29 aprile, si festeggia Santa Caterina da Siena: la straordinaria storia della “donna pura”


Oggi 29 aprile si festeggia Santa Caterina da Siena, patrona d’Italia e compatrona d’Europavergine e dottore della Chiesa che prese l’abito delle Suore della Penitenza di San Domenico e lottò strenuamente per la pace, per il ritorno del Pontefice Romano nell’Urbe e per l’unità della Chiesa stessa.

Il nome Caterina viene etimologicamente dal greco “kataròs”, e significa, quindi, “donna pura”.

Le tre grandi caratteristiche di Santa Caterina sono la sua totale appartenenza a Cristo, la sapienza infusa, il suo coraggio.
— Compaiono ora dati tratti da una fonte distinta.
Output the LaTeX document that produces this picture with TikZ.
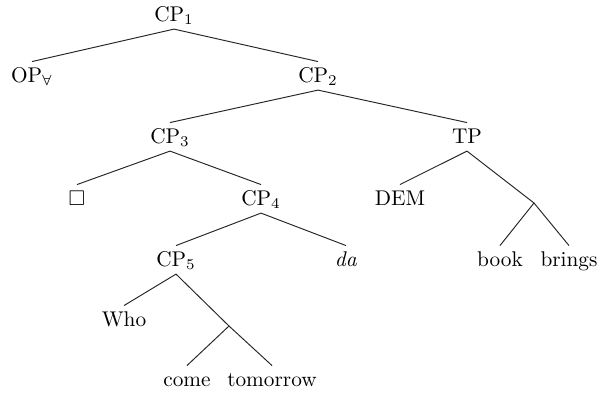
\documentclass[tikz,border=0pt]{standalone}
\usepackage{amssymb}
\begin{document}
\begin{tikzpicture}[x=0.4695pt,y=-0.4695pt,
  lbl/.style={anchor=base,inner sep=1.6pt,text height=7.8pt,text depth=2pt},
  branch/.style={line width=0.45pt,draw=black!85}]
\useasboundingbox (0,0) rectangle (599,392);
% nodes
\node[lbl] (cp1) at (174,21) {CP$_1$};
\node[lbl] (op) at (32,82) {OP$_\forall$};
\node[lbl] (cp2) at (318,82) {CP$_2$};
\node[lbl] (cp3) at (170,143) {CP$_3$};
\node[lbl] (tp) at (467,143) {TP};
\node[lbl] (box) at (77,205) {$\Box$};
\node[lbl] (cp4) at (261,205) {CP$_4$};
\node[lbl] (dem) at (400,205) {DEM};
\node[lbl] (cp5) at (176,266) {CP$_5$};
\node[lbl] (da) at (346,266) {\textit{da}};
\coordinate (e1) at (534,203);
\node[lbl] (book) at (500,266) {book};
\node[lbl] (brings) at (569,266) {brings};
\node[lbl] (who) at (124,326) {Who};
\coordinate (e2) at (229,326);
\node[lbl] (come) at (187,386) {come};
\node[lbl] (tomorrow) at (272,386) {tomorrow};
% edges
\draw[branch] (op.north) -- (cp1.south) -- (cp2.north);
\draw[branch] (cp3.north) -- (cp2.south) -- (tp.north);
\draw[branch] (box.north) -- (cp3.south) -- (cp4.north);
\draw[branch] (dem.north) -- (tp.south) -- (e1);
\draw[branch] (book.north) -- (e1) -- (brings.north);
\draw[branch] (cp5.north) -- (cp4.south) -- (da.north);
\draw[branch] (who.north) -- (cp5.south) -- (e2);
\draw[branch] (come.north) -- (e2) -- (tomorrow.north);
\end{tikzpicture}
\end{document}
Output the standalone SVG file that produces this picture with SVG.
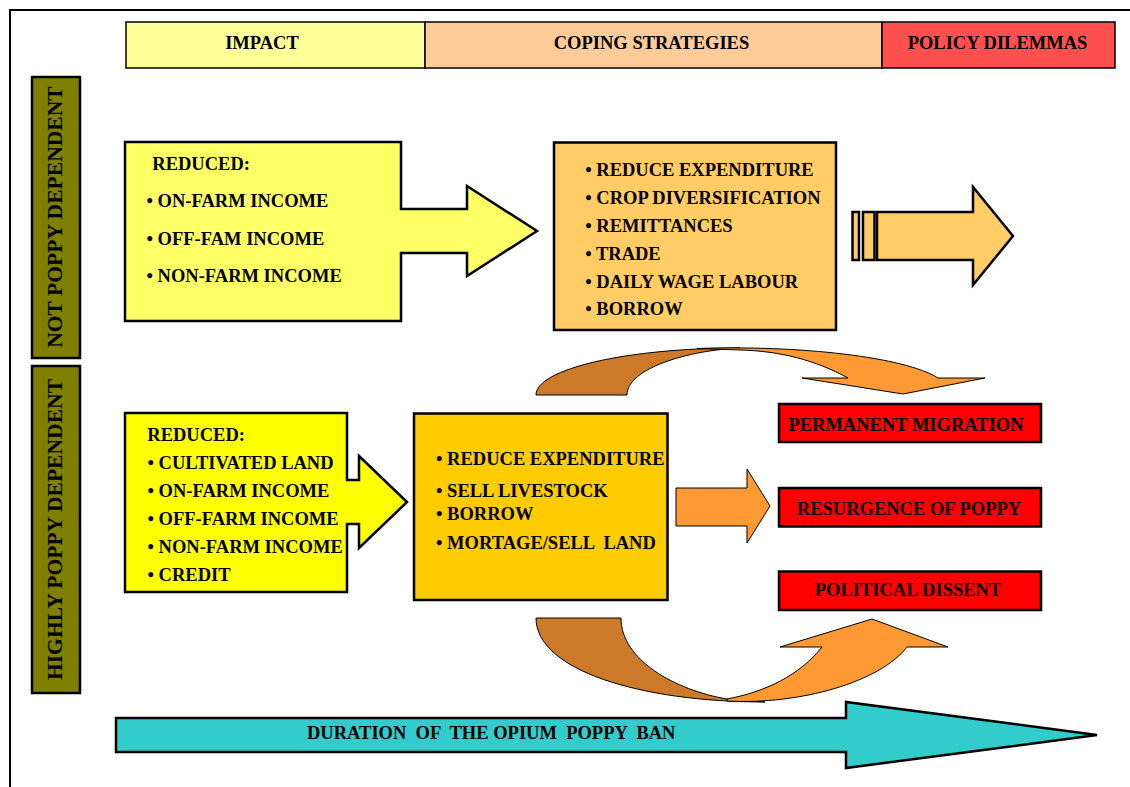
<svg xmlns="http://www.w3.org/2000/svg" width="1130" height="787" viewBox="0 0 1130 787">
<style>
.t{font-family:"Liberation Serif","Times New Roman",serif;font-weight:bold;font-size:18.5px;fill:#000;white-space:pre}
.c{text-anchor:middle}
.v{font-family:"Liberation Serif","Times New Roman",serif;font-weight:bold;font-size:21.6px;fill:#000;text-anchor:middle}
.bx{stroke:#000;stroke-width:2.5;stroke-linejoin:miter}
.hd{stroke:#000;stroke-width:1.5}
.thin{stroke:#000;stroke-width:1}
</style>
<rect width="1130" height="787" fill="#fff"/>
<path d="M10,787 V10 H1130" fill="none" stroke="#000" stroke-width="2"/>

<g id="header">
  <rect class="hd" x="126" y="22" width="299" height="46" fill="#FFFF99"/>
  <rect class="hd" x="425" y="22" width="457" height="46" fill="#FFCC99"/>
  <rect class="hd" x="882" y="22" width="233" height="46" fill="#FF5050"/>
  <text class="t c" x="262" y="49">IMPACT</text>
  <text class="t c" x="651.5" y="49">COPING STRATEGIES</text>
  <text class="t c" x="997.5" y="49">POLICY DILEMMAS</text>
</g>

<g id="label-not-poppy">
  <rect class="bx" x="32" y="77" width="48" height="281" fill="#808000"/>
  <text class="v" transform="translate(62,217) rotate(-90)">NOT POPPY DEPENDENT</text>
</g>
<g id="label-highly-poppy">
  <rect class="bx" x="32" y="366" width="48" height="327" fill="#808000"/>
  <text class="v" transform="translate(62,529.5) rotate(-90)">HIGHLY POPPY DEPENDENT</text>
</g>

<g id="connectors">
  <!-- top curved arrow -->
  <path class="thin" fill="#CC7A29" d="M536,395 C536,369 626,348 740,348 C690,350 627,368 627,395 Z"/>
  <path class="thin" fill="#FF9933" d="M697,348.5 C800,345 905,357 938,378 L985,378 L903,394 L802,378 L848,378 C815,360 780,351 740,350 Z"/>
  <!-- straight orange arrow -->
  <path class="thin" fill="#FF9933" d="M676,488 H747 V469 L770,506 L747,543 V526 H676 Z"/>
  <!-- bottom curved arrow -->
  <path class="thin" fill="#CC7A29" d="M536,618 L621,618 C621,660 675,690 727,699 L765,702 C640,702 536,670 536,618 Z"/>
  <path class="thin" fill="#FF9933" d="M727,701 C800,705 880,682 907,647 L948,647 L872,619 L780,647 L822,647 C800,675 765,692 727,699 Z"/>
  <!-- striped arrow -->
  <rect class="bx" x="852.5" y="212" width="6.5" height="48" fill="#FFCC66"/>
  <rect class="bx" x="863" y="212" width="11.5" height="48" fill="#FFCC66"/>
  <path class="bx" fill="#FFCC66" d="M877,212 H973 V187 L1013,236 L973,285 V260 H877 Z"/>
  <!-- duration arrow -->
  <path class="bx" fill="#33CCCC" d="M116,718 H846 V702 L1097,735 L846,768 V752 H116 Z"/>
  <text class="t" x="307" y="738.5">DURATION  OF  THE OPIUM  POPPY  BAN</text>
</g>

<g id="impact-not-poppy">
  <path class="bx" fill="#FFFF66" d="M125,142 H401 V209 H467 V186 L537,231 L467,276 V253 H401 V321 H125 Z"/>
  <text class="t" x="152.3" y="170">REDUCED:</text>
  <text class="t" x="146.5" y="207">• ON-FARM INCOME</text>
  <text class="t" x="146.5" y="245">• OFF-FAM INCOME</text>
  <text class="t" x="146.5" y="282">• NON-FARM INCOME</text>
</g>

<g id="coping-not-poppy">
  <rect class="bx" x="554" y="142.5" width="282" height="187.5" fill="#FFCC66"/>
  <text class="t" x="585.2" y="176">• REDUCE EXPENDITURE</text>
  <text class="t" x="585.2" y="204">• CROP DIVERSIFICATION</text>
  <text class="t" x="585.2" y="232">• REMITTANCES</text>
  <text class="t" x="585.2" y="260">• TRADE</text>
  <text class="t" x="585.2" y="287.5">• DAILY WAGE LABOUR</text>
  <text class="t" x="585.2" y="315">• BORROW</text>
</g>

<g id="impact-highly-poppy">
  <path class="bx" fill="#FFFF00" d="M125,413 H347 V480 H359 V456 L407,502 L359,548 V524 H347 V592 H125 Z"/>
  <text class="t" x="147.3" y="441">REDUCED:</text>
  <text class="t" x="147.5" y="469">• CULTIVATED LAND</text>
  <text class="t" x="147.5" y="497">• ON-FARM INCOME</text>
  <text class="t" x="147.5" y="525">• OFF-FARM INCOME</text>
  <text class="t" x="147.5" y="553">• NON-FARM INCOME</text>
  <text class="t" x="147.5" y="581">• CREDIT</text>
</g>

<g id="coping-highly-poppy">
  <rect class="bx" x="414" y="413.5" width="253.5" height="186.5" fill="#FFCC00"/>
  <text class="t" x="436" y="465">• REDUCE EXPENDITURE</text>
  <text class="t" x="436" y="497">• SELL LIVESTOCK</text>
  <text class="t" x="436" y="520">• BORROW</text>
  <text class="t" x="436" y="548.5">• MORTAGE/SELL  LAND</text>
</g>

<g id="permanent-migration">
  <rect class="bx" x="779" y="404" width="262" height="38" fill="#FF0000"/>
  <text class="t c" x="906" y="431">PERMANENT MIGRATION</text>
</g>
<g id="resurgence-of-poppy">
  <rect class="bx" x="779" y="488" width="262" height="38.5" fill="#FF0000"/>
  <text class="t c" x="909" y="515">RESURGENCE OF POPPY</text>
</g>
<g id="political-dissent">
  <rect class="bx" x="779" y="571.5" width="262" height="38.5" fill="#FF0000"/>
  <text class="t c" x="908" y="596">POLITICAL DISSENT</text>
</g>
</svg>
I due simboli che caratterizzano l’iconografia della Santa sono il libro e il giglio, i quali rappresentano rispettivamente la dottrina e la purezza.

Caterina viene perlopiù ricordata per i seguenti scritti: le Epistole e le Preghiere. Tali raccolte hanno fatto la differenza per la proclamazione della Santa a Dottore della Chiesa, avvenuta il 4 ottobre 1970 per volere di Paolo VI.

Santa Caterina nasce a Siena nel rione di Fontebranda (oggi Nobile Contrada dell’Oca) il 25 marzo 1347 ed è la ventiquattresima figlia della famiglia Benincasa.

Caterina vive in un momento storico e in una terra, la Toscana, di grande ricchezza spirituale e culturale ma, contemporaneamente, dilaniata da tensioni e lotte fratricide di carattere politico, dove occupavano spazio le discordie fra guelfi e ghibellini.

Ha solo sei anni quando le appare Gesù vestito maestosamente con tre corone sul capo ed un manto rosso, accompagnato da San Pietro, San Giovanni e San Paolo. Al tempo, la Chiesa e il Pontefice erano minacciati da movimenti ereticali.

Fece voto di verginità già a sette anni. Come riporta il suo primo biografo, Raimondo da Capua, fin da bambina riduce cibo e sonno, abolisce la carne, si nutre di erbe crude, di qualche frutto, utilizza il cilicio.

Prima di realizzare la sua aspirazione, però, fu necessario combattere contro le reticenze dei genitori che la volevano coniugare. Aveva solo dodici anni, eppure reagì con decisione: si tagliò i capelli, si coprì il capo con un velo e si serrò  in casa. I genitori si arresero alla decisione della figlia quando un giorno il padre vide una colomba aleggiare sulla figlia in preghiera.

Nel 1363 vestì finalmente l’abito delle “mantellate” (mantello nero su abito bianco dei Domenicani): una scelta anomala quella del terz’ordine laicale, al quale aderivano soprattutto donne mature o vedove, che continuavano a vivere nel mondo, ma con l’emissione dei voti di obbedienza, povertà e castità.

Caterina si avvicinò alle letture sacre pur essendo analfabeta: ricevette dal Signore il dono di saper leggere e imparò anche a scrivere, ma usò comunque spesso il metodo della dettatura.

Al termine del Carnevale del 1367 raggiunge il picco massimo dell’amore per Cristo: da Gesù riceve un anello adorno di rubini. Viene quindi a stabilirsi un rapporto di intimità e comunione: ormai Cristo vive in lei in tutti i sensi.

Ha ora inizio l’attività di Caterina a vantaggio dei poveri, degli ammalati, dei carcerati e intanto soffre per il mondo, che è in balia della disgregazione e del peccato: l’Europa è pervasa dalle pestilenze, dalle carestie, dalle guerre.

Raggiunge la beatitudine il 29 aprile 1380, a 33 anni, gli stessi di Cristo.

“La carità è quello dolce e santo legame, che lega l’anima col suo creatore: ella lega Dio nell’uomo, e l’uomo in Dio.”